• [Direction]
Skip the pictures. Transcribe the rest of the data below without changing a word.

• [Material provided]
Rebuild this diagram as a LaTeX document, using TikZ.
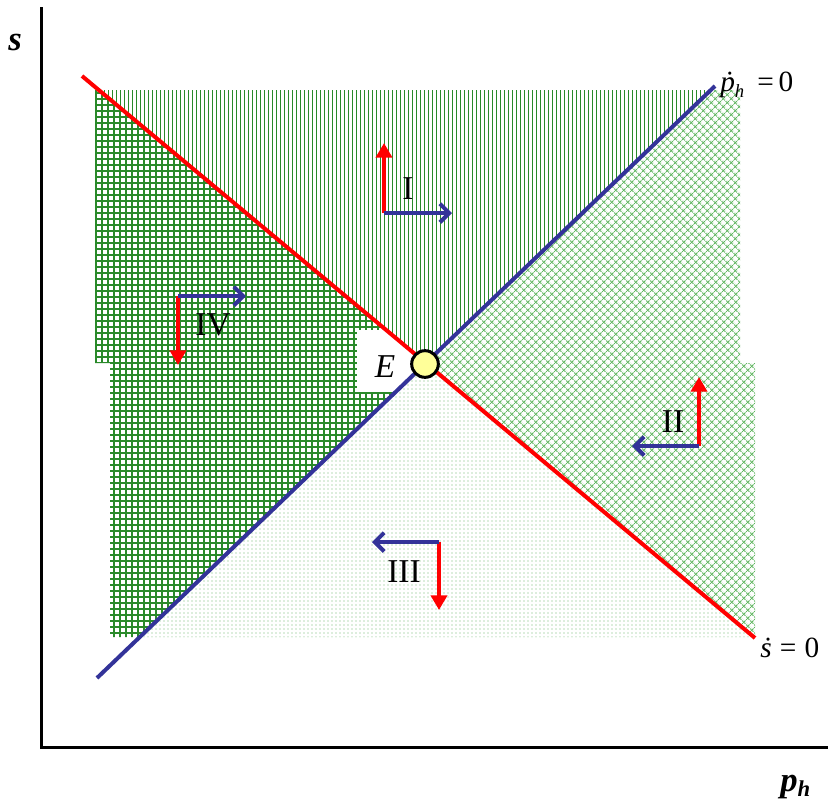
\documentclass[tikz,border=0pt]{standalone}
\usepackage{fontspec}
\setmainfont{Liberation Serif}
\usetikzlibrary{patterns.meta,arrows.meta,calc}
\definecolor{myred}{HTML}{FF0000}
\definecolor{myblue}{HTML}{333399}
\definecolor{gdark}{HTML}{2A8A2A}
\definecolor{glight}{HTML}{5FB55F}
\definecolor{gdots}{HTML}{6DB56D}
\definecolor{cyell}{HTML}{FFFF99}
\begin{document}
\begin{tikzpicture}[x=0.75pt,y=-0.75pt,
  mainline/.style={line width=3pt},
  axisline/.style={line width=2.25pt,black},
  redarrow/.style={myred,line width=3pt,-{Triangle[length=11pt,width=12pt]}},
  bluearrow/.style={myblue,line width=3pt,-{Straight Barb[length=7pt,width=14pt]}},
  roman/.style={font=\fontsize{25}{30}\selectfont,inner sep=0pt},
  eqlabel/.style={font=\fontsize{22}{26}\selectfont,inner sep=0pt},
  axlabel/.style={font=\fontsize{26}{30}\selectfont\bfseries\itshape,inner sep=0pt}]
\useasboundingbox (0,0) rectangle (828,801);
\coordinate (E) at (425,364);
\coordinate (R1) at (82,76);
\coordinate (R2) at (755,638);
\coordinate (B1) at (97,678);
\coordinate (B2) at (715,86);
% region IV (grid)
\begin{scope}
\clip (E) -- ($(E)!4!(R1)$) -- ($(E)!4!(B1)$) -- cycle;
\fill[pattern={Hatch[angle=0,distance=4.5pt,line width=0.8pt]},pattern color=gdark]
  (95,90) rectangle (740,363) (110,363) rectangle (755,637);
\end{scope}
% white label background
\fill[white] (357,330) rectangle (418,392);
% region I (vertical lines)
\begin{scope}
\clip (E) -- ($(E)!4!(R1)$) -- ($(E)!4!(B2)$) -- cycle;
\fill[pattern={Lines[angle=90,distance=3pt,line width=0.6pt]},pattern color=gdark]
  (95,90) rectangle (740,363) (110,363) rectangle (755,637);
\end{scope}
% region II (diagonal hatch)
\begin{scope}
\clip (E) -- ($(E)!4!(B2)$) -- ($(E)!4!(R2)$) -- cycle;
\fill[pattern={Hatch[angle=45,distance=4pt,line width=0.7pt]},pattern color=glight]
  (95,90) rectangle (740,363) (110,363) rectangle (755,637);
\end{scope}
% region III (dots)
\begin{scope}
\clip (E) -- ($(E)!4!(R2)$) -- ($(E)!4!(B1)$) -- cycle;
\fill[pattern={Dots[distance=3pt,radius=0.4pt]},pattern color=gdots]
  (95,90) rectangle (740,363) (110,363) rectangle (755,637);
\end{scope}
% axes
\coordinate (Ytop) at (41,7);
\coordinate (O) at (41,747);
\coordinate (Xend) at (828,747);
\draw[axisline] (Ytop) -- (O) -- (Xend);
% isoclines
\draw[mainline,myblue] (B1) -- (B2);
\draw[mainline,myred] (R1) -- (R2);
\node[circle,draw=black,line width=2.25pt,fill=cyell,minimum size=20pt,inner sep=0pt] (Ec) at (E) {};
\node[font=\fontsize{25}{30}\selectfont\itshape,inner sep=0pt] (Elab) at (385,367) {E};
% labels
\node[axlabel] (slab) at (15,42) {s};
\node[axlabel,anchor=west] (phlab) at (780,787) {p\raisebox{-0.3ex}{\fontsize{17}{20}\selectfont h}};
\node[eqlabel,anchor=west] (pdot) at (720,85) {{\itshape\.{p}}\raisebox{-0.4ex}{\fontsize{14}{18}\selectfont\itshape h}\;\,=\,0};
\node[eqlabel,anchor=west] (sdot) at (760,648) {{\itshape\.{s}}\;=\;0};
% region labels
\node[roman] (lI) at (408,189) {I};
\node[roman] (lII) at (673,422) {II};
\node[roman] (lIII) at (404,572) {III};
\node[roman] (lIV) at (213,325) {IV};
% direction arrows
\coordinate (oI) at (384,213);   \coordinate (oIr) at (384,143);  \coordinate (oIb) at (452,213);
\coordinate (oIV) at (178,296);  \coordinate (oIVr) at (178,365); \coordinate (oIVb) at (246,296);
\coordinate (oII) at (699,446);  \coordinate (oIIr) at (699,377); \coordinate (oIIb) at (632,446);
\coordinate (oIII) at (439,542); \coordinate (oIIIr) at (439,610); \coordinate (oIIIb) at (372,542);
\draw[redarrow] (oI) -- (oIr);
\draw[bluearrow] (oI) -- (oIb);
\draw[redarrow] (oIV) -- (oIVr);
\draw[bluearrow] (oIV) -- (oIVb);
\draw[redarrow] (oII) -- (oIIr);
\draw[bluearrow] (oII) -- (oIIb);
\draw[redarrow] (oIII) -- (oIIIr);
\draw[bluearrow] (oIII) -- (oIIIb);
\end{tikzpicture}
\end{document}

• [Full response]
Rebuild this diagram as a LaTeX document, using TikZ.
\documentclass[tikz,border=0pt]{standalone}
\usepackage{fontspec}
\setmainfont{Liberation Serif}
\usetikzlibrary{patterns.meta,arrows.meta,calc}
\definecolor{myred}{HTML}{FF0000}
\definecolor{myblue}{HTML}{333399}
\definecolor{gdark}{HTML}{2A8A2A}
\definecolor{glight}{HTML}{5FB55F}
\definecolor{gdots}{HTML}{6DB56D}
\definecolor{cyell}{HTML}{FFFF99}
\begin{document}
\begin{tikzpicture}[x=0.75pt,y=-0.75pt,
  mainline/.style={line width=3pt},
  axisline/.style={line width=2.25pt,black},
  redarrow/.style={myred,line width=3pt,-{Triangle[length=11pt,width=12pt]}},
  bluearrow/.style={myblue,line width=3pt,-{Straight Barb[length=7pt,width=14pt]}},
  roman/.style={font=\fontsize{25}{30}\selectfont,inner sep=0pt},
  eqlabel/.style={font=\fontsize{22}{26}\selectfont,inner sep=0pt},
  axlabel/.style={font=\fontsize{26}{30}\selectfont\bfseries\itshape,inner sep=0pt}]
\useasboundingbox (0,0) rectangle (828,801);
\coordinate (E) at (425,364);
\coordinate (R1) at (82,76);
\coordinate (R2) at (755,638);
\coordinate (B1) at (97,678);
\coordinate (B2) at (715,86);
% region IV (grid)
\begin{scope}
\clip (E) -- ($(E)!4!(R1)$) -- ($(E)!4!(B1)$) -- cycle;
\fill[pattern={Hatch[angle=0,distance=4.5pt,line width=0.8pt]},pattern color=gdark]
  (95,90) rectangle (740,363) (110,363) rectangle (755,637);
\end{scope}
% white label background
\fill[white] (357,330) rectangle (418,392);
% region I (vertical lines)
\begin{scope}
\clip (E) -- ($(E)!4!(R1)$) -- ($(E)!4!(B2)$) -- cycle;
\fill[pattern={Lines[angle=90,distance=3pt,line width=0.6pt]},pattern color=gdark]
  (95,90) rectangle (740,363) (110,363) rectangle (755,637);
\end{scope}
% region II (diagonal hatch)
\begin{scope}
\clip (E) -- ($(E)!4!(B2)$) -- ($(E)!4!(R2)$) -- cycle;
\fill[pattern={Hatch[angle=45,distance=4pt,line width=0.7pt]},pattern color=glight]
  (95,90) rectangle (740,363) (110,363) rectangle (755,637);
\end{scope}
% region III (dots)
\begin{scope}
\clip (E) -- ($(E)!4!(R2)$) -- ($(E)!4!(B1)$) -- cycle;
\fill[pattern={Dots[distance=3pt,radius=0.4pt]},pattern color=gdots]
  (95,90) rectangle (740,363) (110,363) rectangle (755,637);
\end{scope}
% axes
\coordinate (Ytop) at (41,7);
\coordinate (O) at (41,747);
\coordinate (Xend) at (828,747);
\draw[axisline] (Ytop) -- (O) -- (Xend);
% isoclines
\draw[mainline,myblue] (B1) -- (B2);
\draw[mainline,myred] (R1) -- (R2);
\node[circle,draw=black,line width=2.25pt,fill=cyell,minimum size=20pt,inner sep=0pt] (Ec) at (E) {};
\node[font=\fontsize{25}{30}\selectfont\itshape,inner sep=0pt] (Elab) at (385,367) {E};
% labels
\node[axlabel] (slab) at (15,42) {s};
\node[axlabel,anchor=west] (phlab) at (780,787) {p\raisebox{-0.3ex}{\fontsize{17}{20}\selectfont h}};
\node[eqlabel,anchor=west] (pdot) at (720,85) {{\itshape\.{p}}\raisebox{-0.4ex}{\fontsize{14}{18}\selectfont\itshape h}\;\,=\,0};
\node[eqlabel,anchor=west] (sdot) at (760,648) {{\itshape\.{s}}\;=\;0};
% region labels
\node[roman] (lI) at (408,189) {I};
\node[roman] (lII) at (673,422) {II};
\node[roman] (lIII) at (404,572) {III};
\node[roman] (lIV) at (213,325) {IV};
% direction arrows
\coordinate (oI) at (384,213);   \coordinate (oIr) at (384,143);  \coordinate (oIb) at (452,213);
\coordinate (oIV) at (178,296);  \coordinate (oIVr) at (178,365); \coordinate (oIVb) at (246,296);
\coordinate (oII) at (699,446);  \coordinate (oIIr) at (699,377); \coordinate (oIIb) at (632,446);
\coordinate (oIII) at (439,542); \coordinate (oIIIr) at (439,610); \coordinate (oIIIb) at (372,542);
\draw[redarrow] (oI) -- (oIr);
\draw[bluearrow] (oI) -- (oIb);
\draw[redarrow] (oIV) -- (oIVr);
\draw[bluearrow] (oIV) -- (oIVb);
\draw[redarrow] (oII) -- (oIIr);
\draw[bluearrow] (oII) -- (oIIb);
\draw[redarrow] (oIII) -- (oIIIr);
\draw[bluearrow] (oIII) -- (oIIIb);
\end{tikzpicture}
\end{document}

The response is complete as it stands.